Problem description –
Print all of the lines exactly. Any picture among them stays out.

Provided material –
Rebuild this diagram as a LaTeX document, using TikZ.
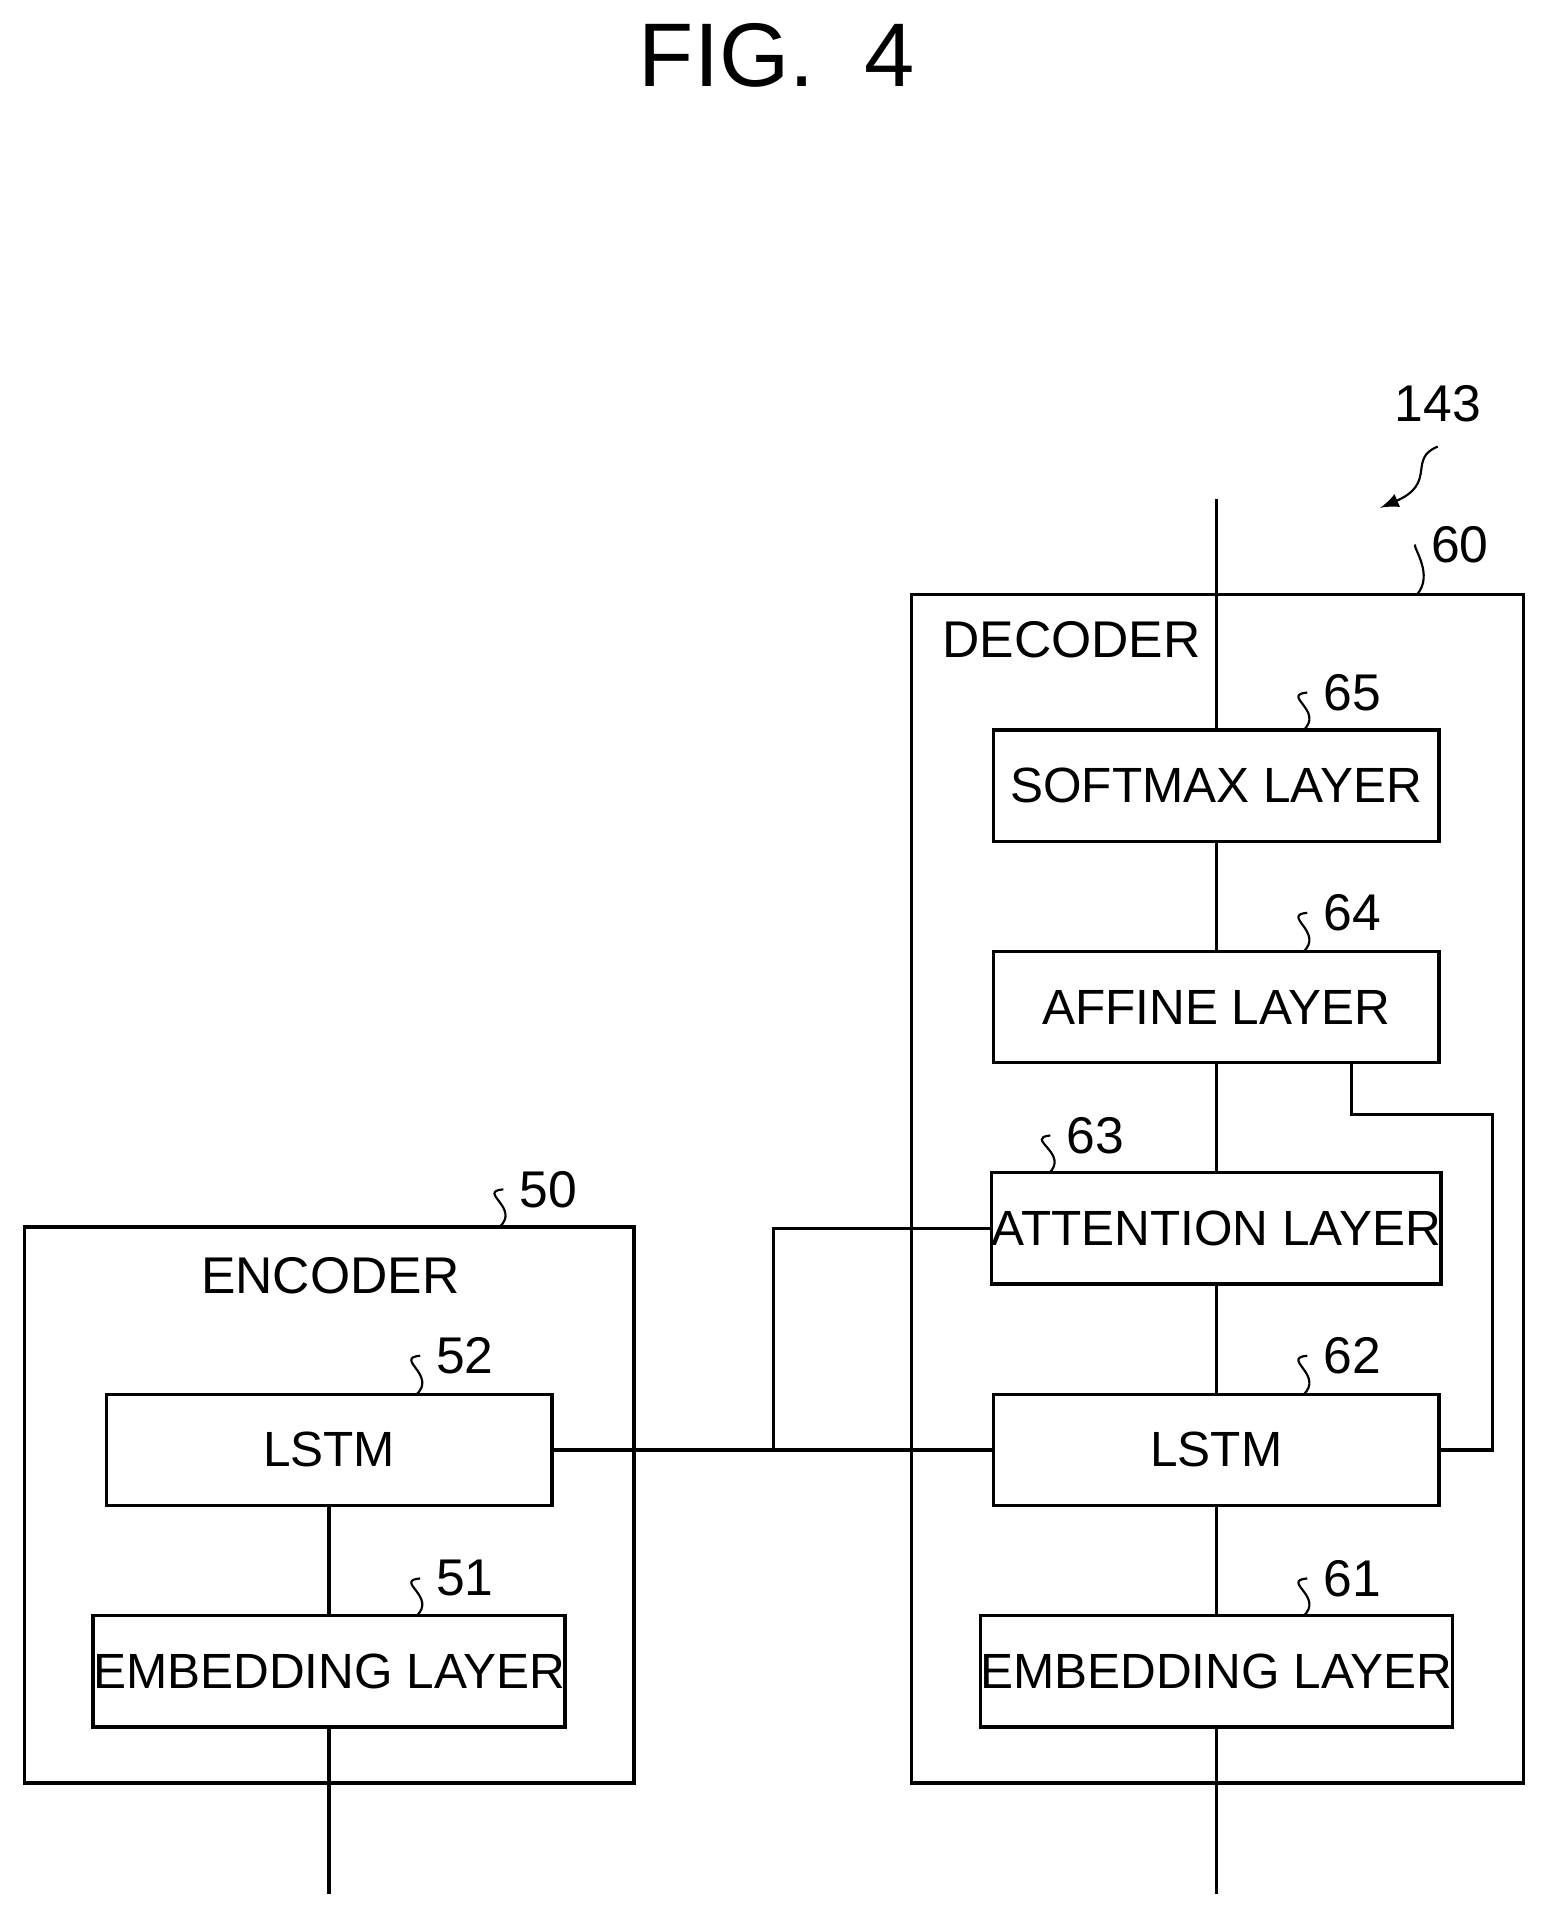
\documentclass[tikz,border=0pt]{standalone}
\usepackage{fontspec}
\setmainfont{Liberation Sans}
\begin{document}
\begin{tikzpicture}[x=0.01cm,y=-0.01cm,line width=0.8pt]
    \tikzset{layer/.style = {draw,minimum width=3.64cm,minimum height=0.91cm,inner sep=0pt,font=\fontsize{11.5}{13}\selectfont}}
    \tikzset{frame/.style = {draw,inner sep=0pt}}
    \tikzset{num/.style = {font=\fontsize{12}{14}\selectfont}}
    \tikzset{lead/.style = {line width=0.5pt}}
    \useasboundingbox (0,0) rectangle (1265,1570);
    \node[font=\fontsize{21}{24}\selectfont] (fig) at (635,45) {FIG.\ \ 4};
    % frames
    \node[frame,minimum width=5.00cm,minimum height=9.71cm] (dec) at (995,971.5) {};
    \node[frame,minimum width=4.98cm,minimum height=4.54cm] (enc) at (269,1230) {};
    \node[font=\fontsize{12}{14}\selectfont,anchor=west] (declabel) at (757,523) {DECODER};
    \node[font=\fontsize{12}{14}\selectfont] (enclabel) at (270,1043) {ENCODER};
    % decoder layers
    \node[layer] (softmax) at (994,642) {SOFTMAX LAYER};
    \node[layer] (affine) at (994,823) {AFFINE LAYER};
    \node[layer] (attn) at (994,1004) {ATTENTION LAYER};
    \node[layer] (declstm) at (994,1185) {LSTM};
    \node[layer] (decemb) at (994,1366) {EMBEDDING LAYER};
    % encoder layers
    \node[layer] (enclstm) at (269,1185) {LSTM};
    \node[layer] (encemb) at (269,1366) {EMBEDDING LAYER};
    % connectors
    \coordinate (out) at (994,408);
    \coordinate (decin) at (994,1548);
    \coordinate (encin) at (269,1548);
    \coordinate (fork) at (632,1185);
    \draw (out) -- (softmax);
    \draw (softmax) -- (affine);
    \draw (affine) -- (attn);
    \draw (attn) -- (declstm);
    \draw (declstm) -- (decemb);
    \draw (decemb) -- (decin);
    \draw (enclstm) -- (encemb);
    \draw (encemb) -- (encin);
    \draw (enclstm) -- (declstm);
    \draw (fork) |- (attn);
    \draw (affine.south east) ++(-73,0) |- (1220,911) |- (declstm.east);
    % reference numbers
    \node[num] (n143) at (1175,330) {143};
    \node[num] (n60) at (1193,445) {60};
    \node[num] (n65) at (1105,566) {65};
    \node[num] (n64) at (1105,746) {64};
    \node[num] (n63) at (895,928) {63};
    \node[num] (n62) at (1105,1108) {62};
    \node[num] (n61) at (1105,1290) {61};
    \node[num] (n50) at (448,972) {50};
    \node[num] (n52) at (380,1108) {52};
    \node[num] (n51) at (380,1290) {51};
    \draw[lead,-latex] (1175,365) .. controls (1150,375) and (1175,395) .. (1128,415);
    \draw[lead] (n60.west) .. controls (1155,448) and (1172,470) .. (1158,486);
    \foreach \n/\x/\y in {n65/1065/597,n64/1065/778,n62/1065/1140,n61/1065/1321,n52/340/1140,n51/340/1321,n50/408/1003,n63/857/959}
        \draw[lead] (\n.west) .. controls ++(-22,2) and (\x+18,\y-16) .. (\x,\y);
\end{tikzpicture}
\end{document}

Reply to the task –
Rebuild this diagram as a LaTeX document, using TikZ.
\documentclass[tikz,border=0pt]{standalone}
\usepackage{fontspec}
\setmainfont{Liberation Sans}
\begin{document}
\begin{tikzpicture}[x=0.01cm,y=-0.01cm,line width=0.8pt]
    \tikzset{layer/.style = {draw,minimum width=3.64cm,minimum height=0.91cm,inner sep=0pt,font=\fontsize{11.5}{13}\selectfont}}
    \tikzset{frame/.style = {draw,inner sep=0pt}}
    \tikzset{num/.style = {font=\fontsize{12}{14}\selectfont}}
    \tikzset{lead/.style = {line width=0.5pt}}
    \useasboundingbox (0,0) rectangle (1265,1570);
    \node[font=\fontsize{21}{24}\selectfont] (fig) at (635,45) {FIG.\ \ 4};
    % frames
    \node[frame,minimum width=5.00cm,minimum height=9.71cm] (dec) at (995,971.5) {};
    \node[frame,minimum width=4.98cm,minimum height=4.54cm] (enc) at (269,1230) {};
    \node[font=\fontsize{12}{14}\selectfont,anchor=west] (declabel) at (757,523) {DECODER};
    \node[font=\fontsize{12}{14}\selectfont] (enclabel) at (270,1043) {ENCODER};
    % decoder layers
    \node[layer] (softmax) at (994,642) {SOFTMAX LAYER};
    \node[layer] (affine) at (994,823) {AFFINE LAYER};
    \node[layer] (attn) at (994,1004) {ATTENTION LAYER};
    \node[layer] (declstm) at (994,1185) {LSTM};
    \node[layer] (decemb) at (994,1366) {EMBEDDING LAYER};
    % encoder layers
    \node[layer] (enclstm) at (269,1185) {LSTM};
    \node[layer] (encemb) at (269,1366) {EMBEDDING LAYER};
    % connectors
    \coordinate (out) at (994,408);
    \coordinate (decin) at (994,1548);
    \coordinate (encin) at (269,1548);
    \coordinate (fork) at (632,1185);
    \draw (out) -- (softmax);
    \draw (softmax) -- (affine);
    \draw (affine) -- (attn);
    \draw (attn) -- (declstm);
    \draw (declstm) -- (decemb);
    \draw (decemb) -- (decin);
    \draw (enclstm) -- (encemb);
    \draw (encemb) -- (encin);
    \draw (enclstm) -- (declstm);
    \draw (fork) |- (attn);
    \draw (affine.south east) ++(-73,0) |- (1220,911) |- (declstm.east);
    % reference numbers
    \node[num] (n143) at (1175,330) {143};
    \node[num] (n60) at (1193,445) {60};
    \node[num] (n65) at (1105,566) {65};
    \node[num] (n64) at (1105,746) {64};
    \node[num] (n63) at (895,928) {63};
    \node[num] (n62) at (1105,1108) {62};
    \node[num] (n61) at (1105,1290) {61};
    \node[num] (n50) at (448,972) {50};
    \node[num] (n52) at (380,1108) {52};
    \node[num] (n51) at (380,1290) {51};
    \draw[lead,-latex] (1175,365) .. controls (1150,375) and (1175,395) .. (1128,415);
    \draw[lead] (n60.west) .. controls (1155,448) and (1172,470) .. (1158,486);
    \foreach \n/\x/\y in {n65/1065/597,n64/1065/778,n62/1065/1140,n61/1065/1321,n52/340/1140,n51/340/1321,n50/408/1003,n63/857/959}
        \draw[lead] (\n.west) .. controls ++(-22,2) and (\x+18,\y-16) .. (\x,\y);
\end{tikzpicture}
\end{document}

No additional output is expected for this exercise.